Die Kriterien für die Schweinhaltung wurden in drei Labelstufen festgelegt, die alle mehr Tierwohl garantieren sollten. Diesem Anspruch seien die Kriterien jedoch nie gerecht geworden. Vielmehr habe das geplante Label an Verbrauchertäuschung gegrenzt und hätte genau das, was es dem Namen nach versprach, nicht gebracht: mehr Tierwohl.

So sollte in der Einstiegsstufe des Labels das Schwänzekupieren der Schweine weiterhin erlaubt bleiben – obwohl es nach den Vorgaben der EU seit mehr als zehn Jahren verboten ist.
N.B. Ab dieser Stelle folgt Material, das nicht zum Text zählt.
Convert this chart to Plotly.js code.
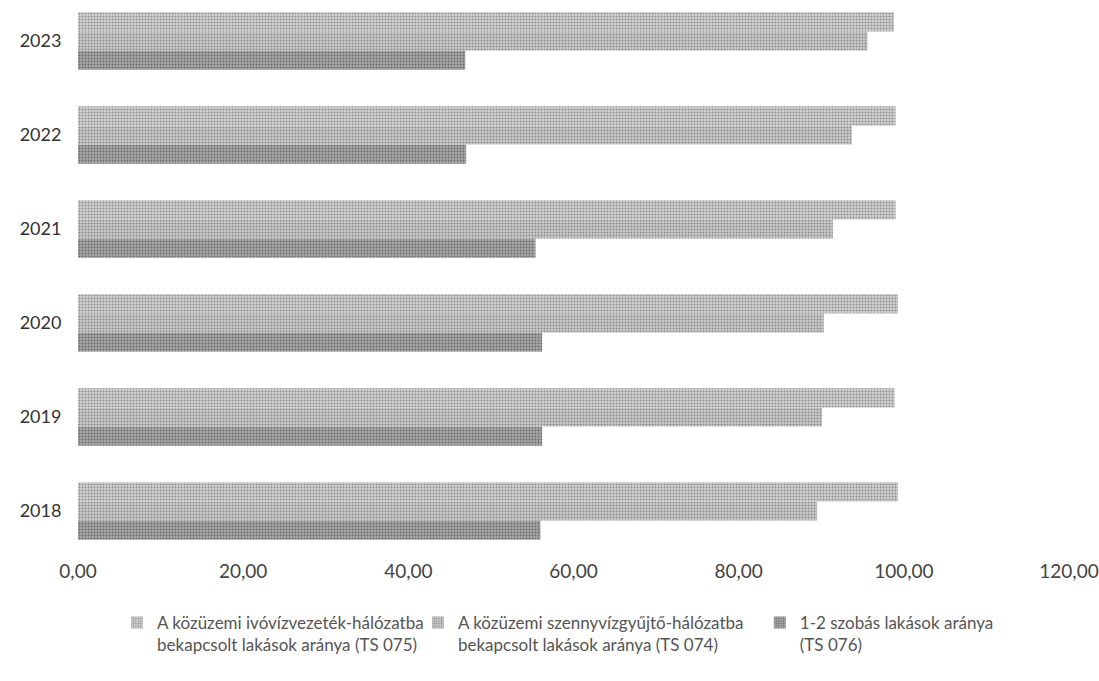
<!DOCTYPE html>
<html>
<head>
<meta charset="utf-8">
<script src="https://cdn.plot.ly/plotly-3.0.1.min.js"></script>
<style>html,body{margin:0;padding:0;background:#fff;}#chart{width:1099px;height:681px;}</style>
</head>
<body>
<div id="chart"></div>
<script>
const years = ['2018', '2019', '2020', '2021', '2022', '2023'];
const ivoviz = [99.3, 98.9, 99.3, 99.0, 99.0, 98.8];
const szennyviz = [89.5, 90.1, 90.3, 91.4, 93.7, 95.6];
const szobas = [56.0, 56.2, 56.2, 55.4, 47.0, 46.9];
const names = [
  'A közüzemi ivóvízvezeték-hálózatba<br>bekapcsolt lakások aránya (TS 075)',
  'A közüzemi szennyvízgyűjtő-hálózatba<br>bekapcsolt lakások aránya (TS 074)',
  '1-2 szobás lakások aránya<br>(TS 076)'
];
const xTicks = [0, 20, 40, 60, 80, 100, 120];

function pat(bg, fg) {
  return {color: bg, line: {width: 0}, pattern: {shape: '.', fgcolor: fg, bgcolor: bg, size: 3, solidity: 0.35}};
}

const traces = [
  {type: 'bar', orientation: 'h', y: years, x: szobas, name: names[2], legend: 'legend3', marker: pat('#a8a8a8', '#6a6a6a')},
  {type: 'bar', orientation: 'h', y: years, x: szennyviz, name: names[1], legend: 'legend2', marker: pat('#cacaca', '#8a8a8a')},
  {type: 'bar', orientation: 'h', y: years, x: ivoviz, name: names[0], legend: 'legend', marker: pat('#d2d2d2', '#8e8e8e')}
];

function leg(x) {
  return {
    orientation: 'h', x: x, xanchor: 'left', y: -0.084, yanchor: 'top',
    font: {size: 17, color: '#555', family: 'Lato, "Open Sans", sans-serif'},
    itemwidth: 30, valign: 'top', bgcolor: 'rgba(0,0,0,0)'
  };
}

const layout = {
  width: 1099, height: 681,
  margin: {l: 78, r: 30, t: 0, b: 123},
  paper_bgcolor: '#fff', plot_bgcolor: '#fff',
  font: {family: 'Lato, "Open Sans", sans-serif', color: '#444', size: 16},
  separators: ', ',
  barmode: 'group', bargap: 0.39, bargroupgap: 0,
  showlegend: true,
  hovermode: false,
  xaxis: {
    range: [0, 120], tickvals: xTicks, tickformat: '.2f',
    showgrid: false, zeroline: false, showline: false, ticks: '',
    tickfont: {size: 19, color: '#444'}
  },
  yaxis: {
    type: 'category', range: [-0.5, 5.436],
    showgrid: false, zeroline: false, showline: false, ticks: 'outside', ticklen: 12, tickcolor: 'rgba(0,0,0,0)',
    tickfont: {size: 18, color: '#333'}
  },
  legend: leg(0.0394),
  legend2: leg(0.343),
  legend3: leg(0.688)
};

Plotly.newPlot('chart', traces, layout, {displayModeBar: false, staticPlot: true});
</script>
</body>
</html>
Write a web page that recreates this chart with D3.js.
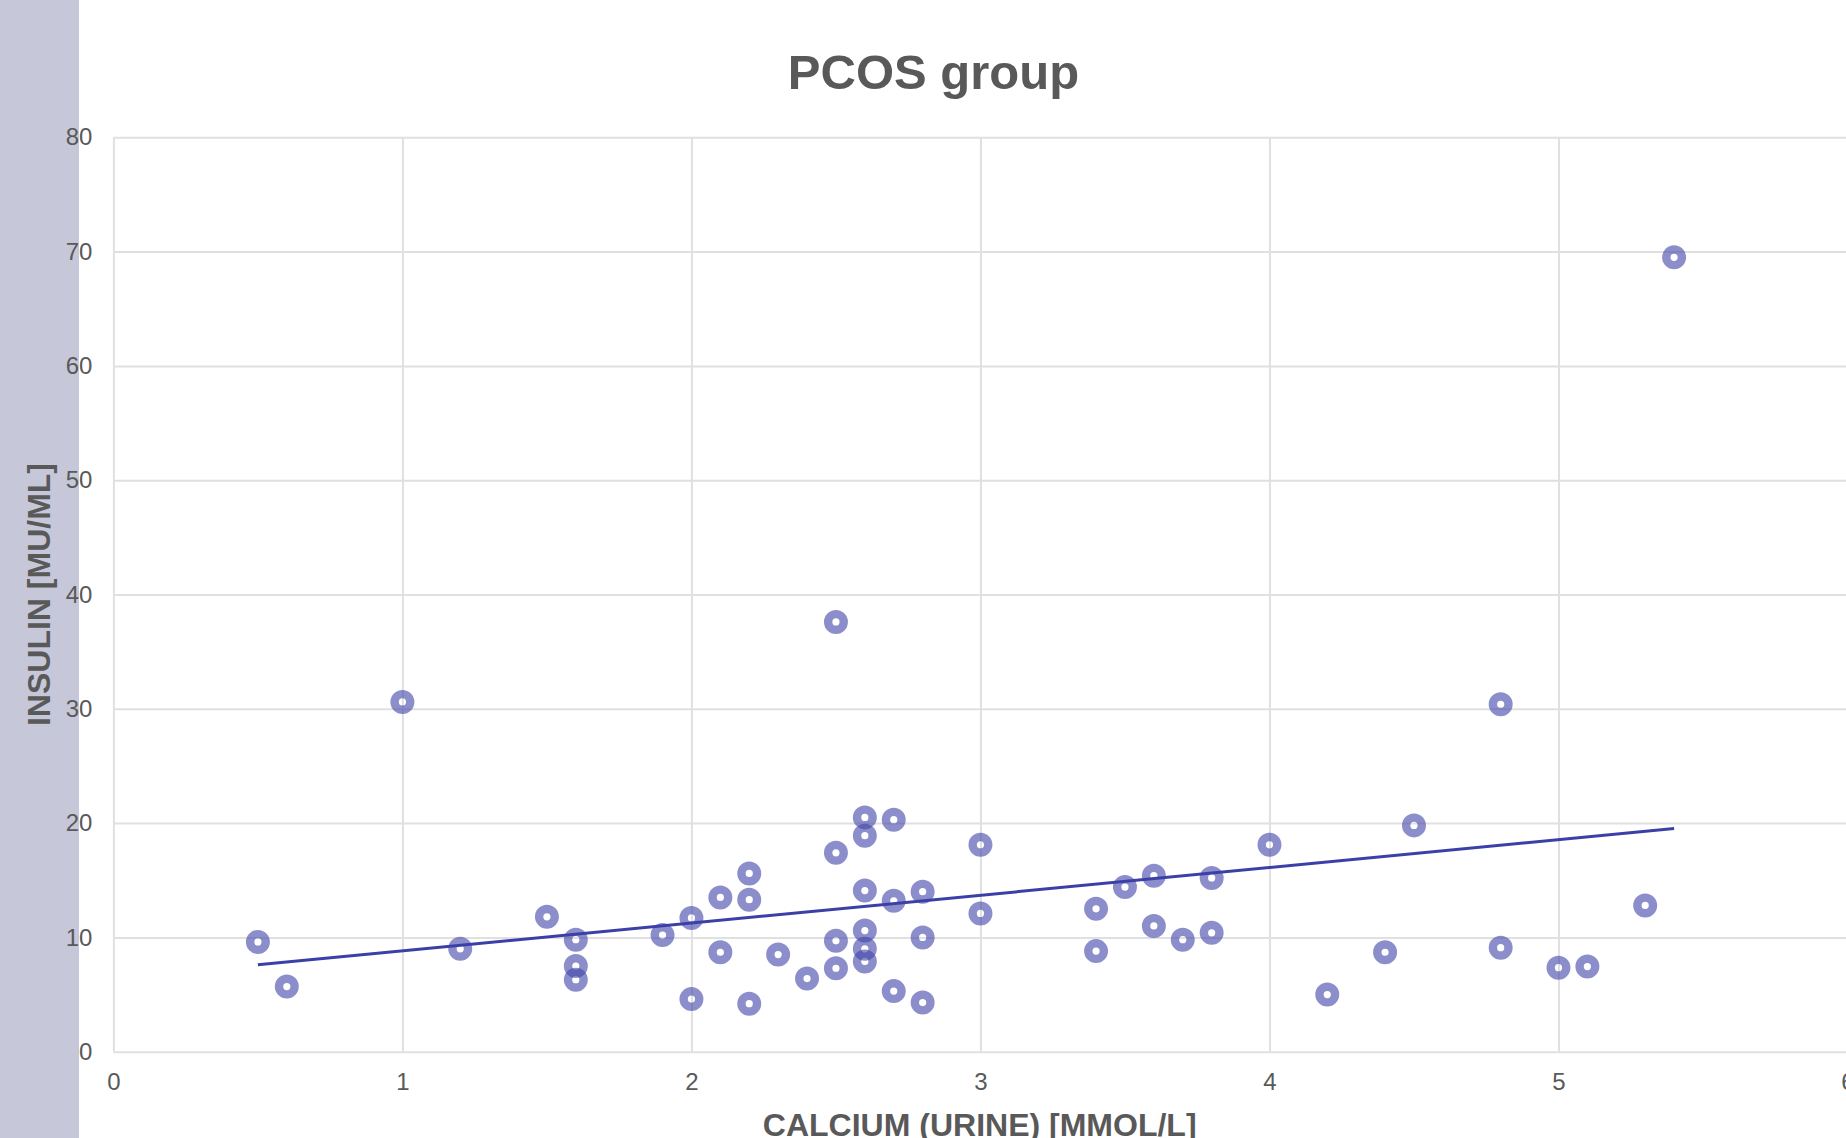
<!DOCTYPE html>
<html>
<head>
<meta charset="utf-8">
<script src="https://cdn.jsdelivr.net/npm/d3@7"></script>
<style>
  html, body { margin: 0; padding: 0; background: #fff; }
  svg { display: block; }
</style>
</head>
<body>
<div id="chart"></div>
<script>
// calcium (urine) [mmol/l]
const calcium = [0.5, 0.6, 1.0, 1.2, 1.5, 1.6, 1.6, 1.6, 1.9, 2.0, 2.0, 2.1, 2.1, 2.2, 2.2, 2.2,
  2.3, 2.4, 2.5, 2.5, 2.5, 2.5, 2.6, 2.6, 2.6, 2.6, 2.6, 2.6, 2.7, 2.7, 2.7, 2.8, 2.8, 2.8,
  3.0, 3.0, 3.4, 3.4, 3.5, 3.6, 3.6, 3.7, 3.8, 3.8, 4.0, 4.2, 4.4, 4.5, 4.8, 4.8, 5.0, 5.1, 5.3, 5.4];
// insulin [mU/ml]
const insulin = [9.6, 5.7, 30.6, 9.0, 11.8, 9.8, 7.5, 6.3, 10.2, 11.7, 4.6, 13.5, 8.7, 15.6, 13.3, 4.2,
  8.5, 6.4, 37.6, 17.4, 9.7, 7.3, 20.5, 18.9, 14.1, 10.6, 9.0, 7.9, 20.3, 13.2, 5.3, 14.0, 10.0, 4.3,
  18.1, 12.1, 12.5, 8.8, 14.4, 15.4, 11.0, 9.8, 15.2, 10.4, 18.1, 5.0, 8.7, 19.8, 30.4, 9.1, 7.35, 7.45, 12.8, 69.5];

const xTicks = [0, 1, 2, 3, 4, 5, 6];
const yTicks = [0, 10, 20, 30, 40, 50, 60, 70, 80];

const chartTitle = "PCOS group";
const xTitle = "CALCIUM (URINE) [MMOL/L]";
const yTitle = "INSULIN [MU/ML]";

const W = 1846, H = 1138;
const font = "'Liberation Sans', Arial, sans-serif";
const textColor = "#595959";
const gridColor = "#e0e0e0";

const svg = d3.select("#chart").append("svg")
  .attr("width", W)
  .attr("height", H);

svg.append("rect").attr("width", W).attr("height", H).attr("fill", "#fff");

// grey band on the left
svg.append("rect")
  .attr("x", 0).attr("y", 0)
  .attr("width", 79).attr("height", H)
  .attr("fill", "#c6c8da");

const x = d3.scaleLinear().domain([0, 6]).range([113.4, 1847.5]);
const y = d3.scaleLinear().domain([0, 80]).range([1051.7, 137.3]);

// y grid + labels
const yAxis = svg.append("g")
  .attr("transform", "translate(" + x(0) + ",0)")
  .call(d3.axisLeft(y).tickValues(yTicks).tickFormat(d3.format("d"))
    .tickSize(-(W - x(0))).tickPadding(21));
yAxis.select(".domain").remove();
yAxis.selectAll("line").attr("stroke", gridColor).attr("stroke-width", 2);
yAxis.selectAll("text")
  .attr("fill", textColor)
  .attr("font-family", font)
  .attr("font-size", 24);

// x grid + labels
const xAxis = svg.append("g")
  .attr("transform", "translate(0," + y(0) + ")")
  .call(d3.axisBottom(x).tickValues(xTicks).tickFormat(d3.format("d"))
    .tickSize(-(y(0) - y(80))).tickPadding(21));
xAxis.select(".domain").remove();
xAxis.selectAll("line").attr("stroke", gridColor).attr("stroke-width", 2);
xAxis.selectAll("text")
  .attr("fill", textColor)
  .attr("font-family", font)
  .attr("font-size", 24);

// markers
const pts = calcium.map((c, i) => ({ c: c, v: insulin[i] }));
svg.append("g")
  .selectAll("circle")
  .data(pts)
  .enter().append("circle")
  .attr("cx", d => x(d.c))
  .attr("cy", d => y(d.v))
  .attr("r", 7.8)
  .attr("fill", "none")
  .attr("stroke", "rgb(63,67,168)")
  .attr("stroke-opacity", 0.6)
  .attr("stroke-width", 8.4);

// linear trendline (least squares)
const mx = d3.mean(calcium), my = d3.mean(insulin);
const slope = d3.sum(calcium, (c, i) => (c - mx) * (insulin[i] - my)) /
  d3.sum(calcium, c => (c - mx) * (c - mx));
const icpt = my - slope * mx;
const ext = d3.extent(calcium);
const trend = ext.map(c => ({ c: c, v: icpt + slope * c }));

svg.append("path")
  .datum(trend)
  .attr("fill", "none")
  .attr("stroke", "#3b40a8")
  .attr("stroke-width", 3)
  .attr("d", d3.line().x(d => x(d.c)).y(d => y(d.v)));

// titles
svg.append("text")
  .attr("x", 933.5)
  .attr("y", 89)
  .attr("text-anchor", "middle")
  .attr("font-family", font)
  .attr("font-weight", "bold")
  .attr("font-size", 49)
  .attr("fill", textColor)
  .text(chartTitle);

svg.append("text")
  .attr("x", (x(0) + W) / 2)
  .attr("y", 1136)
  .attr("text-anchor", "middle")
  .attr("font-family", font)
  .attr("font-weight", "bold")
  .attr("font-size", 32)
  .attr("fill", textColor)
  .text(xTitle);

svg.append("text")
  .attr("transform", "translate(50," + ((y(0) + y(80)) / 2) + ") rotate(-90)")
  .attr("text-anchor", "middle")
  .attr("font-family", font)
  .attr("font-weight", "bold")
  .attr("font-size", 32)
  .attr("fill", textColor)
  .text(yTitle);
</script>
</body>
</html>
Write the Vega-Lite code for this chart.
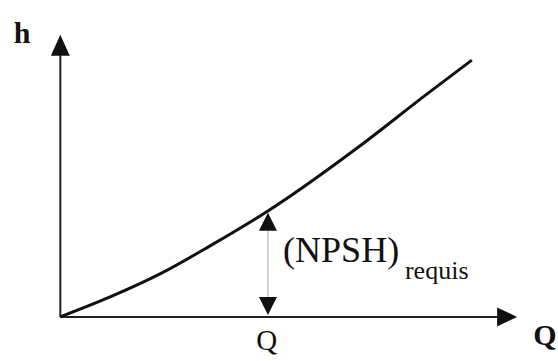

Gleiches gilt für die Haltung der Schweine auf Beton-Vollspaltenböden, die in der Einstiegsstufe weiterhin möglich gewesen wären, erinnert der Bioland-Vertreter.

„Eine transparente Kennzeichnung von Fleisch funktioniert aber nur dann, wenn sie verpflichtend ist und Verbraucher beim Einkaufen höherwertiges Fleisch oder Biofleisch vom gesetzlichen Mindeststandard unterscheiden können“, erläutert Wehde weiter.

Der Ökoverband ist der Ansicht, dass die künftige Bundesregierung nun den Reset-Knopf drücken und ein stimmiges Gesamtkonzept zum Umbau der Tierhaltung umsetzen müsse. Gelingen könne dies nur durch einen Mix aus gesetzlichen Regelungen, einer klaren, verpflichtenden Kennzeichnung mit Bio als eigener Stufe und gezielter, verlässlicher Förderung von Betrieben, die den Tieren ein artgerechtes Leben ermöglichen. „Nur eine Anhebung des gesetzlichen Standards garantiert zudem, dass sie allen Tieren zugutekommt. Denn Tierwohl ist nicht optional, sondern Grundbedingung für eine ethische und verantwortungsvolle Landwirtschaft“, sagt Wehde.

Gesamtkonzept bedeutet seiner Meinung nach aber auch, den Blick nicht isoliert auf das Tierwohl zu richten. Anforderungen einer umwelt- und klimagerechten Landwirtschaft müssten von vorherein integriert werden. Dazu zählt er neben verschärften Auflagen, dass Fördergelder nur noch auf Betriebe mit flächengebundener Tierhaltung fließen. „Denn die Gülleflut und Überdüngung durch industrielle Tierhaltung muss eingeschränkt werden.“



Auch für den Um- und Neubau der Ställe und die Honorierung der Tierhalter mit hohen Tierwohlstandards brauche es viel Geld. Berechnungen gehen von jährlich 3-4 Mrd. € aus. Dafür schlägt Bioland ein Finanzierungssystem vor, welches Biofleisch nicht verteuert, sondern für Verbraucher günstiger macht.

„Beim Einkaufen muss zudem klar und deutlich erkennbar sein, welchem Tierwohlstandard das jeweilige Produkt unterliegt. Was die Kundinnen und Kunden mit 0-1-2-3 beim Ei gelernt haben, muss auf ein verpflichtendes Kennzeichnungssystem für Fleisch auf europäischer Ebene übertragen werden. Dabei muss Bio fester Teil der Kennzeichnung sein“, so Wehde.

Tierschutzbund fordert verpflichtende Kennzeichnung

Nicht überrascht zeigt sich auch der Deutsche Tierschutzbund. „Als verantwortliche Bundesministerin hat sie mit zu wenig Ehrgeiz ein Kennzeichen vorgelegt, das bis zuletzt völlig unausgegoren war und das aufgrund seiner unzureichenden Kriterien, speziell in der ersten Stufe, den Namen Tierschutz nicht verdient“, stellte der Präsident des Deutschen Tierschutzbundes, Thomas Schröder, fest.

Von Beginn an sei klar gewesen, dass dieses schwache freiwillige Label kein Vertrauen und keine Akzeptanz finde. Notwendige Fortschritte in der Tierhaltung hin zu mehr Tierschutz seien aber drängender denn je. Schröder kündigte an, dass sich der Deutsche Tierschutzbund in der kommenden Legislaturperiode weiterhin für die Einführung einer verpflichtenden Tierwohlkennzeichnung auf nationaler Ebene stark machen und die neue Bundesregierung diesbezüglich in die Pflicht nehmen werde.